Jensen PB, Jensen PS, Demant EJ, Friche E, Sorensen BS, Sehested M, Wassermann K, Vindelov L, Westergaard O, Hansen HH

Antagonistic effect of aclarubicin on daunorubicin-induced cytotoxicity in human small cell lung cancer cells: relationship to DNA integrity and topoisomerase II.

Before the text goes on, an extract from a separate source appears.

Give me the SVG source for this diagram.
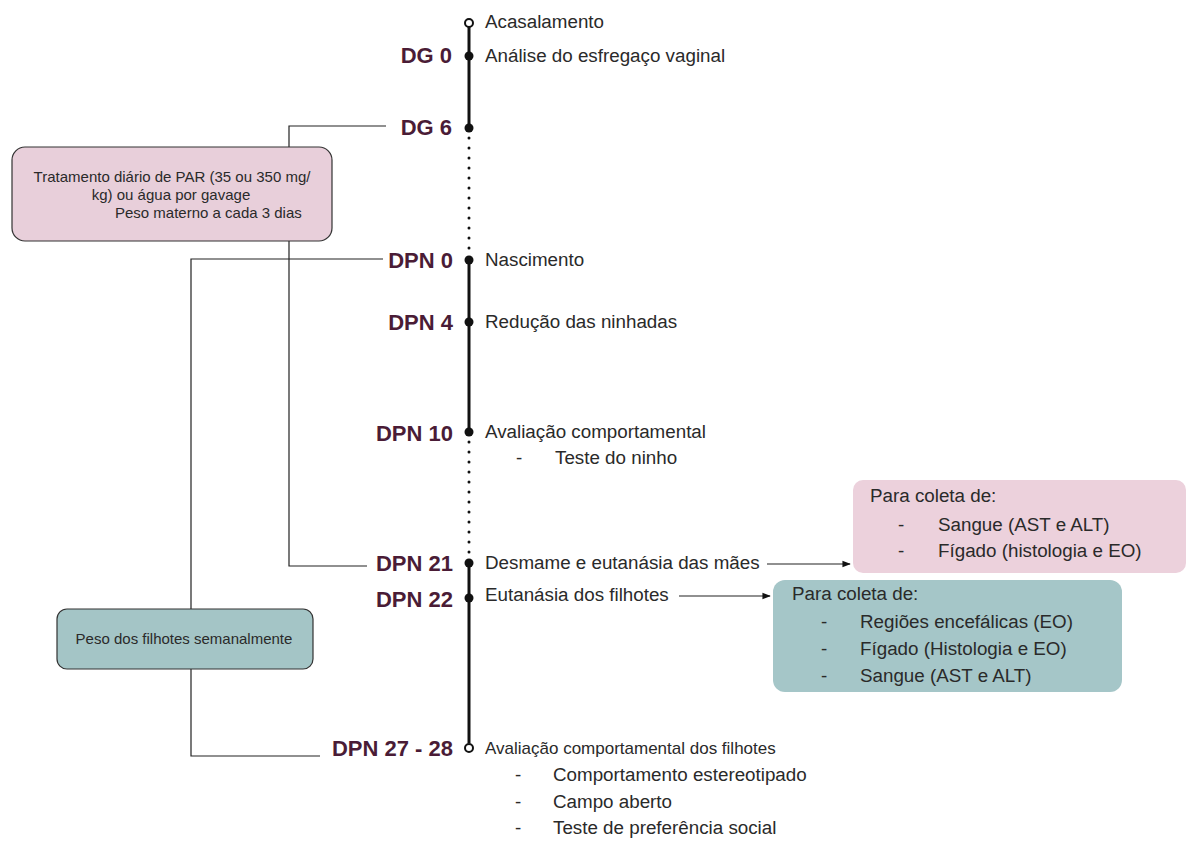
<svg xmlns="http://www.w3.org/2000/svg" width="1192" height="843" viewBox="0 0 1192 843">
<defs>
<marker id="arr" viewBox="0 0 10 10" refX="9" refY="5" markerWidth="7" markerHeight="7" orient="auto"><path d="M0,1 L10,5 L0,9 z" fill="#111"/></marker>
<style>
.lbl{font-family:"Liberation Sans",Arial,sans-serif;font-weight:bold;font-size:22px;fill:#4a1c36;text-anchor:end}
.t{font-family:"Liberation Sans",Arial,sans-serif;font-size:18.8px;fill:#2a2a2a}
.b{font-family:"Liberation Sans",Arial,sans-serif;font-size:17px;fill:#2a2a2a}
.s{font-family:"Liberation Sans",Arial,sans-serif;font-size:15px;fill:#2a2a2a}
.ln{stroke:#222;stroke-width:1.2;fill:none}
.axis{stroke:#111;stroke-width:3;fill:none}
.dot{stroke:#111;stroke-width:3;stroke-dasharray:0 10;stroke-linecap:round;fill:none}
</style>
</defs>
<rect width="1192" height="843" fill="#fff"/>
<g id="connectors">
<line class="axis" x1="469" y1="27" x2="469" y2="128"/>
<line class="dot" x1="469" y1="138" x2="469" y2="258"/>
<line class="axis" x1="469" y1="260" x2="469" y2="432"/>
<line class="dot" x1="469" y1="442" x2="469" y2="562"/>
<line class="axis" x1="469" y1="563" x2="469" y2="743"/>
<polyline class="ln" points="386,126 289,126 289,147"/>
<polyline class="ln" points="289,241 289,566 367,566"/>
<polyline class="ln" points="383,259 191,259 191,609"/>
<polyline class="ln" points="191,669 191,756 320,756"/>
<line class="ln" x1="767" y1="564" x2="850" y2="564" marker-end="url(#arr)"/>
<line class="ln" x1="679" y1="596" x2="770" y2="596" marker-end="url(#arr)"/>
</g>
<g id="timeline">
<circle cx="469" cy="23" r="4" fill="#fff" stroke="#111" stroke-width="2"/>
<circle cx="469" cy="56" r="4.5" fill="#111"/>
<circle cx="469" cy="128" r="4.5" fill="#111"/>
<circle cx="469" cy="260" r="4.5" fill="#111"/>
<circle cx="469" cy="322" r="4.5" fill="#111"/>
<circle cx="469" cy="432" r="4.5" fill="#111"/>
<circle cx="469" cy="563" r="4.5" fill="#111"/>
<circle cx="469" cy="598" r="4.5" fill="#111"/>
<circle cx="469" cy="748" r="4" fill="#fff" stroke="#111" stroke-width="2"/>
</g>
<g id="labels">
<text class="lbl" x="452" y="63">DG 0</text>
<text class="lbl" x="452" y="135">DG 6</text>
<text class="lbl" x="453" y="268">DPN 0</text>
<text class="lbl" x="453" y="330">DPN 4</text>
<text class="lbl" x="453" y="441">DPN 10</text>
<text class="lbl" x="453" y="571">DPN 21</text>
<text class="lbl" x="453" y="607">DPN 22</text>
<text class="lbl" x="453" y="756">DPN 27 - 28</text>
</g>
<g id="events">
<text class="t" x="485" y="28">Acasalamento</text>
<text class="t" x="485" y="62">Análise do esfregaço vaginal</text>
<text class="t" x="485" y="266">Nascimento</text>
<text class="t" x="485" y="328">Redução das ninhadas</text>
<text class="t" x="485" y="438">Avaliação comportamental</text>
<text class="t" x="516" y="464">-</text>
<text class="t" x="555" y="464">Teste do ninho</text>
<text class="t" x="485" y="569">Desmame e eutanásia das mães</text>
<text class="t" x="485" y="601">Eutanásia dos filhotes</text>
<text class="b" x="485" y="754">Avaliação comportamental dos filhotes</text>
<text class="t" x="515" y="781">-</text>
<text class="t" x="553" y="781">Comportamento estereotipado</text>
<text class="t" x="515" y="808">-</text>
<text class="t" x="553" y="808">Campo aberto</text>
<text class="t" x="515" y="834">-</text>
<text class="t" x="553" y="834">Teste de preferência social</text>
</g>
<g id="box-tratamento">
<rect x="12" y="147" width="320" height="94" rx="13" fill="#e8cfda" stroke="#333" stroke-width="1.2"/>
<text class="s" x="172" y="182" text-anchor="middle">Tratamento diário de PAR (35 ou 350 mg/</text>
<text class="s" x="171" y="200" text-anchor="middle">kg) ou água por gavage</text>
<text class="s" x="115" y="218">Peso materno a cada 3 dias</text>
</g>
<g id="box-peso">
<rect x="57" y="609" width="256" height="60" rx="10" fill="#a4c5c6" stroke="#333" stroke-width="1.2"/>
<text class="s" x="184" y="644" text-anchor="middle">Peso dos filhotes semanalmente</text>
</g>
<g id="box-maes">
<rect x="853" y="480" width="333" height="93" rx="10" fill="#ecd1dc"/>
<text class="t" x="870" y="502">Para coleta de:</text>
<text class="t" x="898" y="531">-</text>
<text class="t" x="938" y="531">Sangue (AST e ALT)</text>
<text class="t" x="898" y="557">-</text>
<text class="t" x="938" y="557">Fígado (histologia e EO)</text>
</g>
<g id="box-filhotes">
<rect x="773" y="580" width="349" height="112" rx="12" fill="#a5c6c8"/>
<text class="t" x="792" y="600">Para coleta de:</text>
<text class="t" x="821" y="628">-</text>
<text class="t" x="860" y="628">Regiões encefálicas (EO)</text>
<text class="t" x="821" y="655">-</text>
<text class="t" x="860" y="655">Fígado (Histologia e EO)</text>
<text class="t" x="821" y="682">-</text>
<text class="t" x="860" y="682">Sangue (AST e ALT)</text>
</g>
</svg>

Cancer Res. 1991 Oct 1;51(19):5093-9.

PubMed ID
1655244 [ View in PubMed
]
Abstract

The effect of combinations of the anthracyclines aclarubicin and daunorubicin was investigated in a clonogenic assay using the human small cell lung cancer cell line OC-NYH and a multidrug-resistant (MDR) murine subline of Ehrlich ascites tumor (EHR2/DNR+). It was found that the cytotoxicity of daunorubicin in OC-NYH cells was antagonized by simultaneous exposure to nontoxic concentrations of aclarubicin. Coordinately, aclarubicin inhibited the formation of daunorubicin-induced protein-concealed DNA single-strand breaks and DNA-protein cross-links in OC-NYH cells when assayed by the alkaline elution technique. Aclarubicin had no influence on the accumulation of daunorubicin in these cells. In contrast, the accumulation of daunorubicin in EHR2/DNR+ cells was enhanced by more than 300% when the cells were simultaneously incubated with the MDR modulator verapamil, aclarubicin, or the two agents combined. Yet the cytotoxicity of daunorubicin was potentiated significantly only by verapamil. The increased cytotoxicity of daunorubicin in the presence of verapamil was completely antagonized when aclarubicin was used together with the MDR modulator. Finally, the effect of daunorubicin on the DNA cleavage activity of purified topoisomerase II in the presence and absence of aclarubicin was examined. It was found that daunorubicin stimulated DNA cleavage by topoisomerase II at specific DNA sites. The addition of aclarubicin completely inhibited the daunorubicin-induced stimulation of DNA cleavage. Taken together, these data indicate that aclarubicin-mediated inhibition of daunorubicin-induced cytotoxicity is due mainly to a drug interaction with the nuclear enzyme topoisomerase II. This antagonism at the nuclear level explains why aclarubicin is a poor modulator of daunorubicin resistance even though aclarubicin is able to increase the intracellular accumulation of daunorubicin in a MDR cell line.